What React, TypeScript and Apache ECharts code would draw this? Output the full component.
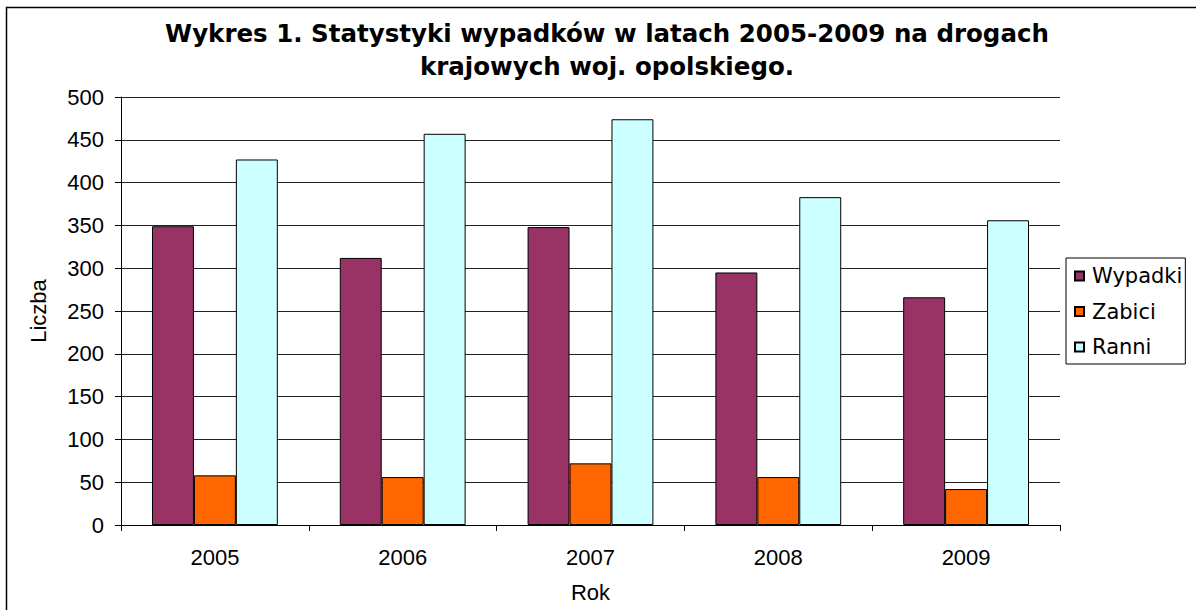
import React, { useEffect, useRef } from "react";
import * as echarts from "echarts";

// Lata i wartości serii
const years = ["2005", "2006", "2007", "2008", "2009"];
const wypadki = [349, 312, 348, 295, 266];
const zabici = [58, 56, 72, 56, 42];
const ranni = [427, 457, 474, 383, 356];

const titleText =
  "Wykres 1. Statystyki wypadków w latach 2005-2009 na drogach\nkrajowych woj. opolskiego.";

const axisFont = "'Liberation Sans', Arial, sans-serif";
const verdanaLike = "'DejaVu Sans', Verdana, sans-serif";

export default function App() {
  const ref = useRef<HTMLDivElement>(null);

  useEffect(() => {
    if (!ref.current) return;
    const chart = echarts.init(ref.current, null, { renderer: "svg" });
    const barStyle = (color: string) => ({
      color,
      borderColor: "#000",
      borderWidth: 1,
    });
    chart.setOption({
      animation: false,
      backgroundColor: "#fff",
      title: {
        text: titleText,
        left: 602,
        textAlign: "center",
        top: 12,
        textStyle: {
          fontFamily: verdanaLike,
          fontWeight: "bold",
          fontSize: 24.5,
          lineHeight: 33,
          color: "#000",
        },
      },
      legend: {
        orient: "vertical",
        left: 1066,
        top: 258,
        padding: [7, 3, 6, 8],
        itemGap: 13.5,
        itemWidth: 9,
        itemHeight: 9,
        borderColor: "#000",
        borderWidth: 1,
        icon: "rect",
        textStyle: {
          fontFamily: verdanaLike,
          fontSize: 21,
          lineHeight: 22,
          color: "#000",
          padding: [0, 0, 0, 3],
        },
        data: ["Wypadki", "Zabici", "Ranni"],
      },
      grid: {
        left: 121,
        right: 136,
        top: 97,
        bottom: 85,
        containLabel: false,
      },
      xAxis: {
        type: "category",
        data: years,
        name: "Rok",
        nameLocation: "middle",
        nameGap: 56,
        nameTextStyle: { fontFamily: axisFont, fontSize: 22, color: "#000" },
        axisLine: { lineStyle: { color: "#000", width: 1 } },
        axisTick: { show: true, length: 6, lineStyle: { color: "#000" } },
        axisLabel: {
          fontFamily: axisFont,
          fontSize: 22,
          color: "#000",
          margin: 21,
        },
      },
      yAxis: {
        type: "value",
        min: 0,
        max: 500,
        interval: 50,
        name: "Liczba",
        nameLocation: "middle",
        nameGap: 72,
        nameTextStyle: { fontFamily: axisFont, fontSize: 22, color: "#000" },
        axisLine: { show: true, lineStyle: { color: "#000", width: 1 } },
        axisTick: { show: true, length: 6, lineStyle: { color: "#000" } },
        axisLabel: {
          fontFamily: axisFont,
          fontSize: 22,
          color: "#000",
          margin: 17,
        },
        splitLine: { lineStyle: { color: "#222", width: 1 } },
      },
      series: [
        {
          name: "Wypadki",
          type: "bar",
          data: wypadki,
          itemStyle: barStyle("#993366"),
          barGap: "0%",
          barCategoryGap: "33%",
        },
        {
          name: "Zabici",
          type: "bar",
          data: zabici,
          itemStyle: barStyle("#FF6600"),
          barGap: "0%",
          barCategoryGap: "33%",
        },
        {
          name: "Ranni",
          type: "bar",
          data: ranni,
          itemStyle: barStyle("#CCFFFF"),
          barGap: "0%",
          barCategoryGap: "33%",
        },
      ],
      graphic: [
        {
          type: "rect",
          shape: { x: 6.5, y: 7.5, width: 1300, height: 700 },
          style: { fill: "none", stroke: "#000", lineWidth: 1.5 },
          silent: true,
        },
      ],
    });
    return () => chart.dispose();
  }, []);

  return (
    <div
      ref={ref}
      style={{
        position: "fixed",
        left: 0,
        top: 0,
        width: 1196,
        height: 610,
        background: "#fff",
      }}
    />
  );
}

## Given request
Leave the pictures out and reproduce exactly the lines from the top of the listing above through the line with "const ref = useRef<HTMLDivElement>(null);".

## Exercise output
What React, TypeScript and Apache ECharts code would draw this? Output the full component.
import React, { useEffect, useRef } from "react";
import * as echarts from "echarts";

// Lata i wartości serii
const years = ["2005", "2006", "2007", "2008", "2009"];
const wypadki = [349, 312, 348, 295, 266];
const zabici = [58, 56, 72, 56, 42];
const ranni = [427, 457, 474, 383, 356];

const titleText =
  "Wykres 1. Statystyki wypadków w latach 2005-2009 na drogach\nkrajowych woj. opolskiego.";

const axisFont = "'Liberation Sans', Arial, sans-serif";
const verdanaLike = "'DejaVu Sans', Verdana, sans-serif";

export default function App() {
  const ref = useRef<HTMLDivElement>(null);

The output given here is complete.